What happens if you ask kubernetes for 1254051 replicas
One of our playgrounds recently had an incident which caused control-plane to go out-of-memory. This article shows how to diagnose and especially how to fix or event prevent this.
To play around with kubernetes and onboard new colleagues into the topic, we're using lab environments. One of these is a self-hosted kubernetes cluster. Nothing special, HA control plane (three nodes), three worker nodes.
Beginning of the failure state
Last week the cluster went into an unresponsive state, where control planes started to crash - to be more precise, the API servers went crazy. It was barely possible to manage the nodes.
Checking out the system utilization, it was quite clear that we had exhaustion on memory and very high CPU utilization.
You can see, that with increasing memory, CPU idle time reduced.
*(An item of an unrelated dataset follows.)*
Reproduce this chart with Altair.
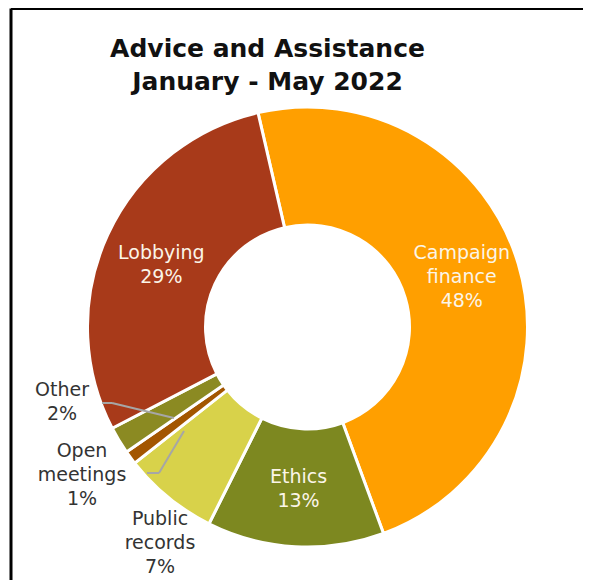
import altair as alt
import pandas as pd

categories = ["Campaign finance", "Ethics", "Public records", "Open meetings", "Other", "Lobbying"]
values = [48, 13, 7, 1, 2, 29]
label_names = ["Campaign\nfinance", "Ethics", "Public\nrecords", "Open\nmeetings", "Other", "Lobbying"]
colors = ["#FF9F00", "#7D8820", "#D8D24A", "#A35600", "#8B8A22", "#A83A1A"]
title_lines = ["Advice and Assistance", "January - May 2022"]

df = pd.DataFrame({
    "category": categories,
    "value": values,
    "order": list(range(len(categories))),
    "name": label_names,
})
df["lab"] = df["name"] + "\n" + df["value"].astype(str) + "%"

CX, CY = 299.5, 319
start = -0.227
theta_scale = alt.Scale(range=[start, start + 6.283185307])
color_scale = alt.Scale(domain=categories, range=colors)
FONT = "DejaVu Sans"

base = alt.Chart(df).encode(
    theta=alt.Theta("value:Q", stack=True, scale=theta_scale),
    order=alt.Order("order:Q"),
)

arcs = base.mark_arc(innerRadius=102, outerRadius=220, stroke="white", strokeWidth=3).encode(
    color=alt.Color("category:N", scale=color_scale, legend=None),
    x=alt.value(CX), y=alt.value(CY),
)


def inner_label(cat, dy):
    return base.transform_calculate(
        t=f"datum.category == '{cat}' ? datum.lab : ''"
    ).mark_text(
        radius=161, dy=dy, font=FONT, fontSize=19, color="#FBF5E8",
        lineBreak="\n", lineHeight=24, baseline="middle", align="center",
    ).encode(text="t:N", x=alt.value(CX), y=alt.value(CY))


inner_layers = [
    inner_label("Campaign finance", -28),
    inner_label("Ethics", -11),
    inner_label("Lobbying", -6),
]


def outer_label(cat, x, y):
    return alt.Chart(df).transform_filter(alt.datum.category == cat).mark_text(
        font=FONT, fontSize=19, color="#333333", lineBreak="\n",
        lineHeight=24, baseline="middle", align="center",
    ).encode(text="lab:N", x=alt.value(x), y=alt.value(y))


outer_layers = [
    outer_label("Other", 54, 382),
    outer_label("Open meetings", 74, 443),
    outer_label("Public records", 152, 511),
]


def seg(x1, y1, x2, y2, color="#A6A6A6", w=2):
    return alt.Chart(df).transform_filter(alt.datum.order == 0).mark_rule(
        color=color, strokeWidth=w
    ).encode(x=alt.value(x1), y=alt.value(y1), x2=alt.value(x2), y2=alt.value(y2))


leaders = [
    seg(94, 395, 104, 395), seg(104, 395, 166, 410),
    seg(139, 465, 151, 465), seg(151, 465, 176, 423),
]

frame = [
    seg(3, 0.5, 600, 0.5, color="black", w=3),
    seg(3, 0.5, 3, 600, color="black", w=3),
]

title_df = pd.DataFrame({"t": title_lines, "i": [0, 1]})


def title_line(i, y):
    return alt.Chart(title_df).transform_filter(alt.datum.i == i).mark_text(
        font=FONT, fontSize=25, fontWeight="bold", color="#111111",
        baseline="alphabetic", align="center",
    ).encode(text="t:N", x=alt.value(259.5), y=alt.value(y))


chart = alt.layer(
    arcs, *inner_layers, *outer_layers, *leaders, *frame, title_line(0, 49), title_line(1, 82)
).properties(
    width=575, height=572, autosize=alt.AutoSizeParams(type="none"), padding=0,
    background="white",
).configure_view(stroke=None)

chart.save("out.html", embed_options={"renderer": "svg", "actions": False})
Checking more into detail revealed, that we're waiting for I/O (which stalls CPU).
As the system by it's nature has nearly no I/O, why are we spending to much time waiting for I/O?
The reason for this has been (despite the fact we have no swap on these systems), kswapd0 has been eating quite some CPU (through I/O). At this point we cannot explain why, but that's been the observation.
Diagnosing the state
We've spent quite some time on the further diagnosis, as we have been sure that the origin of the issue is somewhere outside of kubernetes. We saw the memory allocation and CPU behaviour, checked the OS, hypervisor and so on.
The only thing we noticed is, disabling the kube-apiserver on a node stopped the madness.
To get the system overall more stable in the next step, we added memory limits to the api server (to avoid the pressure on the memory). Having done this, the OS itself got stable again, I/O waiting times vanished. The only thing remaining has been the kube-apiserver to keep crashing.
Enabling auditing
As the apiserver has been high on CPU and crashing through OOM, we removed the load from it by disabling kube-scheduler and kube-controller-manager and we enabled auditing
Checking out the audit logs at this point in time, the number of requests have been withing expected frequency.
So we started enabling kube-scheduler again. Doing this, the number of requests went absolutely insane and kube-apiserver has been responding to hundrets of requests per second.
So, we disabled kube-scheduler again, to keep the kube-apiserver from pressure and get it responsive.
Checking out the workload
At this point in time, it was time to consider, that something within the cluster causes the system to go into this state. Luckily, it was quite easy to find it - we just needed to reveal the deployments once and it has been clearly visible that this is probably not intended.
You might spot, that argocd applicationset controller has somehow a slightly increased amounf of replicas ("slightly" :-)).
The underlying replicaset reveals that the desired amounf of replicas is even higher (1254051 to be exact) - but "only" 165728 pods have been created.
The origin of this quite sure a non-technical error I would guess :-)
Fixing it - part one
Like in most incidents, knowing what the issue is, helps to solve it. This applies also in this case.
So, we started to recover:
- Reducing the replicas in the deployment
- Deleting the replicaset
This has been working. Unfortunately - it still didn't work out. Why? Yes, the scheduler needs to be started to add or remove the pods. Sadly, starting it didn't recover the system - we didn't have the replicaset anymore, but the pods (seemingly) remained.
Fixing it - part two - entering etcd
At this state, we knew that the apiserver will not be able to recover itself. Just enumerating the pods on startup (or first watch/list request) will keep it from entering into OOM state. The solution was to directly fix it in etcd.
To make sure we are able to select all pods of the replicaset (easily through the shared key prefix), we used etcdctl.
So, this is exactly matching the number of pods shown in the counter of the replicaset. Great.
It's time to get serious and delete these pods.
Having delete all pods associated with the replicaset, we started the control plane again. And it worked like nothing had ever happened.
Lesson learned
Beside the fact that this incident shows clearly how easy it is to bring kubernetes into a quite troublesome state, it also shows how much options you have to recover it.
As it's a lab system we didnt' have much pressure on fixing it. If it would have been production, this would have been much more of a deal as coming to a point that the origin is a deployment requesting an insane amounf of replicas is not the thing we started looking at the first place.
How to prevent this?
This is just one of many ways how you can bring down your system. The underlying reason is that the kube-apiserver allocates memory for each object (quite obviously) and deployments or statefulsets are a very easy way to create a huge amount of these without ingesting them through api.
If you want to build a solution that prevents this, check out OPA gatekeeper for example or think of custom webhooks that validate the spec before storing it. So you can apply limits to the number of replicas (I would guess you will only need a very high amount [more than 128 for example] of replicas in most situations).